Sunday, January 6th, 2013

I honestly don’t know what’s going on here. Two PDFs of research articles are floating about, but i’m too fuzzy-brained and undereducated to muddle through them.

The fossils date to the mid-Pleistocene to a river basin in northwestern India. They aren’t sure if they are modern humans or archaic hominids.  One researcher was insisting on their being ancestors to modern pygmies, which is weird and almost certainly wrong.

I’m leaning on the usual wild guess… another archaic human branch that wound up in modern human DNA through admixture, possibly only in South Asians or probably only Austronesians. They’ll be distinct from both Neandertals and Denisovans.
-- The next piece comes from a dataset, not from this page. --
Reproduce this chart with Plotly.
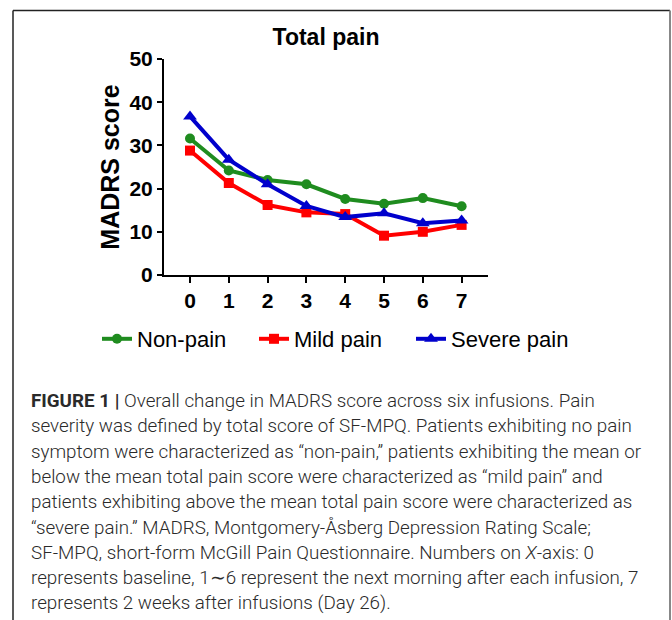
import plotly.graph_objects as go

days = [0, 1, 2, 3, 4, 5, 6, 7]
non_pain = [31.6, 24.2, 22.0, 21.0, 17.6, 16.5, 17.8, 15.9]
mild_pain = [28.8, 21.3, 16.2, 14.5, 14.1, 9.1, 10.0, 11.6]
severe_pain = [36.7, 26.7, 21.0, 16.0, 13.4, 14.3, 12.0, 12.6]
series_names = ["Non-pain", "Mild pain", "Severe pain"]
y_ticks = [0, 10, 20, 30, 40, 50]

caption_lines = [
    "<b>FIGURE 1 |</b> Overall change in MADRS score across six infusions. Pain",
    "severity was defined by total score of SF-MPQ. Patients exhibiting no pain",
    "symptom were characterized as \u201cnon-pain,\u201d patients exhibiting the mean or",
    "below the mean total pain score were characterized as \u201cmild pain\u201d and",
    "patients exhibiting above the mean total pain score were characterized as",
    "\u201csevere pain.\u201d MADRS, Montgomery-\u00c5sberg Depression Rating Scale;",
    "SF-MPQ, short-form McGill Pain Questionnaire. Numbers on <i>X</i>-axis: 0",
    "represents baseline, 1\u223c6 represent the next morning after each infusion, 7",
    "represents 2 weeks after infusions (Day 26).",
]

W, H = 672, 620
L, R, T, B = 164, 184, 59, 345
pw, ph = W - L - R, H - T - B


def px_x(x):
    return (x - L) / pw


def px_y(y):
    return (H - B - y) / ph


fig = go.Figure()
styles = [
    ("#1f8c1f", "circle", 10),
    ("#ff0000", "square", 10),
    ("#0000cc", "triangle-up", 12),
]
for name, vals, (col, sym, sz) in zip(series_names, [non_pain, mild_pain, severe_pain], styles):
    fig.add_trace(go.Scatter(
        x=days, y=vals, name=name, mode="lines+markers",
        line=dict(color=col, width=4),
        marker=dict(color=col, symbol=sym, size=sz),
    ))

shapes = [
    dict(type="line", xref="paper", yref="paper", x0=px_x(13), x1=px_x(13), y0=px_y(10.5), y1=px_y(640),
         line=dict(color="#222", width=1.5)),
    dict(type="line", xref="paper", yref="paper", x0=px_x(13), x1=px_x(670), y0=px_y(10.5), y1=px_y(10.5),
         line=dict(color="#222", width=1.5)),
    dict(type="line", xref="paper", yref="paper", x0=px_x(670), x1=px_x(670), y0=px_y(10.5), y1=px_y(640),
         line=dict(color="#888", width=2)),
]

annotations = []
y0 = 401
for i, line in enumerate(caption_lines):
    annotations.append(dict(
        text=line, xref="paper", yref="paper", x=px_x(29), y=px_y(y0 + i * 25.3),
        xanchor="left", yanchor="middle", showarrow=False,
        font=dict(family="Roboto", size=18.8, color="#2a2a2a", weight=300),
    ))

fig.update_layout(
    width=W, height=H,
    margin=dict(l=L, r=R, t=T, b=B),
    paper_bgcolor="white", plot_bgcolor="white",
    title=dict(text="<b>Total pain</b>", x=0.5, xref="paper", xanchor="center",
               y=1 - 37 / H, yanchor="middle",
               font=dict(family="Liberation Sans", size=23, color="black")),
    xaxis=dict(range=[-0.67, 7.68], tickvals=days, ticktext=[f"<b>{d}</b>" for d in days],
               showgrid=False, zeroline=False, showline=True, linecolor="black", linewidth=2,
               ticks="outside", ticklen=6, tickwidth=2, tickcolor="black",
               tickfont=dict(family="Liberation Sans", size=21, color="black")),
    yaxis=dict(range=[0, 50], tickvals=y_ticks, ticktext=[f"<b>{v}</b>" for v in y_ticks],
               showgrid=False, zeroline=False, showline=True, linecolor="black", linewidth=2,
               ticks="outside", ticklen=5, tickwidth=2, tickcolor="black",
               tickfont=dict(family="Liberation Sans", size=21, color="black"),
               title=dict(text="<b>MADRS score</b>", standoff=3,
                          font=dict(family="Liberation Sans", size=25, color="black"))),
    legend=dict(orientation="h", x=px_x(97), xanchor="left", y=px_y(339), yanchor="middle",
                font=dict(family="Liberation Sans", size=22, color="black"),
                entrywidth=112, entrywidthmode="pixels",
                bgcolor="rgba(0,0,0,0)"),
    shapes=shapes,
    annotations=annotations,
)

fig.write_html("out.html", config={"displayModeBar": False},
               post_script="document.body.style.margin='0';window.dispatchEvent(new Event('resize'));")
Update 0.1.29.13: As noted in comments, the article seems to read differently than it did originally. There is a noted correction at the suggestion of Dr. A. R. Sankhyan on January 21st. It’s likely changing the wording to mean more specifically pygmies of South Asia and the article now seems far, far more plausible. The reason why I get nervous about the possibility of anyone even hinting about westward migration that early, back into Africa, is because there is all kinds of dubious research that has bubled up through my years of combing through these news stories proposing human evolved in China that reeks of nationalism. Thankfully, with this correction, this research isn’t one of them.

Bow and arrow technology pushed back to 71,000 years ago

Saturday, November 17th, 2012

Once again, the find is out of South Africa. To quote the article, “But whether this flickering pattern in the archaeological record is real or merely an artifact of the small number of sites excavated has been unclear.” My vote is on the latter, based on just stubborn belief…. unscientific, yes, but it also doesn’t seem rational humans raced across the planet then refined these hunting technologies very quickly. They brought these more refined technologies with them, possibly why they spread so far and rapidly.
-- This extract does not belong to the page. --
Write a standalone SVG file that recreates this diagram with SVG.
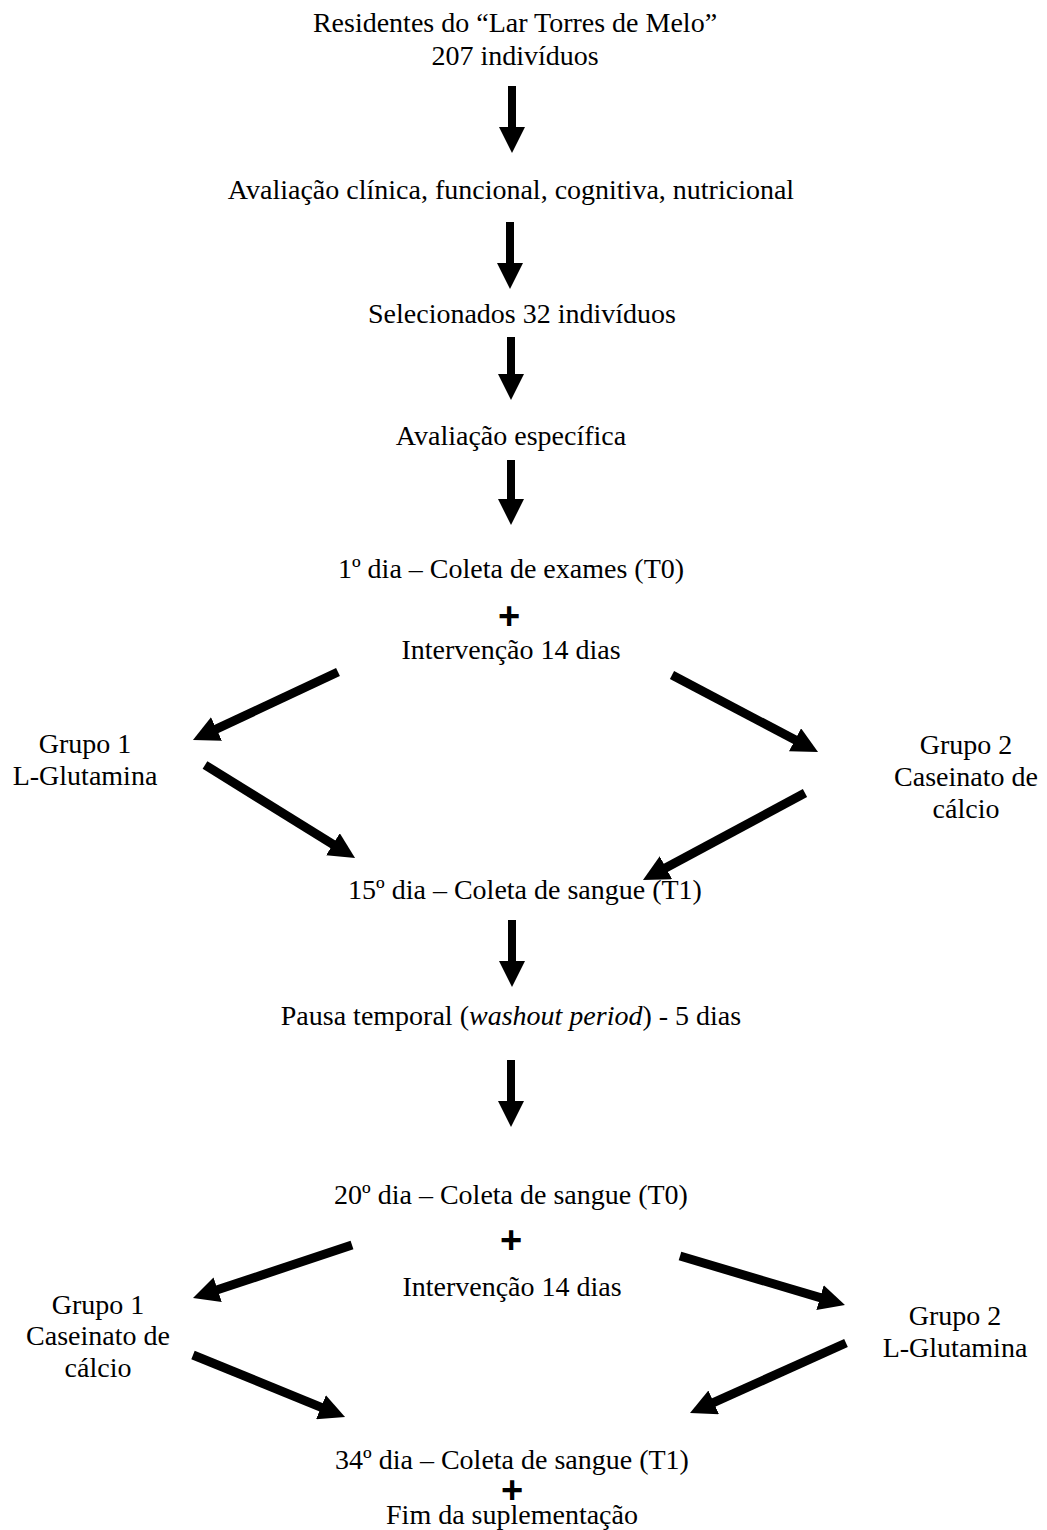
<svg xmlns="http://www.w3.org/2000/svg" width="1047" height="1530" viewBox="0 0 1047 1530">
<style>
  text { font-family: "Liberation Serif", "Times New Roman", serif; font-size: 28px; fill: #000; text-anchor: middle; }
  .plus { font-family: "Liberation Sans", Arial, sans-serif; font-weight: bold; font-size: 38px; }
  .v { stroke: #000; stroke-width: 8; fill: none; marker-end: url(#ah); }
  .d { stroke: #000; stroke-width: 9; fill: none; marker-end: url(#ah); }
</style>
<defs>
  <marker id="ah" markerUnits="userSpaceOnUse" markerWidth="26" markerHeight="26" refX="1" refY="13" orient="auto" viewBox="0 0 26 26">
    <path d="M0,0 L26,13 L0,26 z" fill="#000"/>
  </marker>
</defs>
<rect width="1047" height="1530" fill="#fff"/>

<g id="n1"><text x="515" y="32">Residentes do “Lar Torres de Melo”</text><text x="515" y="65">207 indivíduos</text></g>
<g id="n2"><text x="511" y="199">Avaliação clínica, funcional, cognitiva, nutricional</text></g>
<g id="n3"><text x="522" y="323">Selecionados 32 indivíduos</text></g>
<g id="n4"><text x="511" y="445">Avaliação específica</text></g>
<g id="n5"><text x="511" y="578">1º dia – Coleta de exames (T0)</text><text class="plus" x="509" y="629">+</text><text x="511" y="659">Intervenção 14 dias</text></g>
<g id="n6"><text x="85" y="753">Grupo 1</text><text x="85" y="785">L-Glutamina</text></g>
<g id="n7"><text x="966" y="754">Grupo 2</text><text x="966" y="786">Caseinato de</text><text x="966" y="818">cálcio</text></g>
<g id="n8"><text x="525" y="899">15º dia – Coleta de sangue (T1)</text></g>
<g id="n9"><text x="511" y="1025">Pausa temporal (<tspan font-style="italic">washout period</tspan>) - 5 dias</text></g>
<g id="n10"><text x="511" y="1204">20º dia – Coleta de sangue (T0)</text><text class="plus" x="511" y="1253">+</text><text x="512" y="1296">Intervenção 14 dias</text></g>
<g id="n11"><text x="98" y="1314">Grupo 1</text><text x="98" y="1345">Caseinato de</text><text x="98" y="1377">cálcio</text></g>
<g id="n12"><text x="955" y="1325">Grupo 2</text><text x="955" y="1357">L-Glutamina</text></g>
<g id="n13"><text x="512" y="1469">34º dia – Coleta de sangue (T1)</text><text class="plus" x="512" y="1503">+</text><text x="512" y="1524">Fim da suplementação</text></g>

<g id="connectors">
  <line class="v" x1="512" y1="86" x2="512" y2="128"/>
  <line class="v" x1="510" y1="222" x2="510" y2="264"/>
  <line class="v" x1="511" y1="337" x2="511" y2="375"/>
  <line class="v" x1="511" y1="460" x2="511" y2="500"/>
  <line class="v" x1="512" y1="920" x2="512" y2="962"/>
  <line class="v" x1="511" y1="1060" x2="511" y2="1102"/>
  <line class="d" x1="338" y1="672" x2="215.6" y2="729.4"/>
  <line class="d" x1="672" y1="675" x2="795.9" y2="740.3"/>
  <line class="d" x1="205" y1="765" x2="333.8" y2="844.8"/>
  <line class="d" x1="805" y1="793" x2="665" y2="868.2"/>
  <line class="d" x1="352" y1="1245" x2="216.7" y2="1290.1"/>
  <line class="d" x1="680" y1="1256" x2="821" y2="1297.9"/>
  <line class="d" x1="193" y1="1355" x2="321.9" y2="1407.6"/>
  <line class="d" x1="846" y1="1343" x2="712.8" y2="1402.8"/>
</g>
</svg>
500,000 year old stone points in South Africa

Saturday, November 17th, 2012

Human ancestors were using stone points on spears 200,000 years prior to what was previously known.

Yep, yep, yep… sapient animals are great with tools. Hominids figured out that stone tips on wood shafts were more effective early on… yep.

So when did modern humans really become modern humans, eh?

An Australopithecine who ate bark

Friday, June 29th, 2012

Australopithecus sediba, a South African hominid identified in the past few years, ate bark and woody tissues. Its teeth were targeted by a laser to reveal certain carbons that would result only through that diet. Despite some of the articles that are popping up, it’s not yet known whether Australopithecus sediba would be a direct ancestor to modern man.

a genomewide map of Neandertal ancestry in modern humans

Wednesday, June 27th, 2012

The blog Gene Expression points to an abstract of a paper for a genomewide map of Neandertal ancestry in modern humans.

discovery of remnants of fossil virus unique to Denisovans and Neandertals

Monday, June 25th, 2012

The original papers announcing Denisovans already stated their closer relation to Neandertals, but this virus that was unique to them is still interesting.

age of western branch of East African Rift Valley redated

Friday, March 30th, 2012

It’s now dated at the same age as the eastern branch, 25 to 30 million years ago.

Red Deer Cave people

Wednesday, March 14th, 2012

Human Remains from the Pleistocene-Holocene Transition of Southwest China Suggest a Complex Evolutionary History for East Asians.

Mysterious Chinese Fossils May Be New Human Species.

‘Red Deer Cave people’ may be new species of human.

I’d seen mention of the Red Deer people for a few years now. After the Denisovans turned up, I failed to remember them, although I eagerly anticipated some interesting fossils that had already been discovered in China being re-examined in this new context. The new paper states that no genetic material has been recovered from these bones. All that is know so far is that these bones have archaic features that are unusual for that time and region. They might be Denisovans, have Denisovan admixture, or have a different lineage altogether.

The most remarkable part is that these bones are between 14,300 and 11,500 years old, which is really damned recent.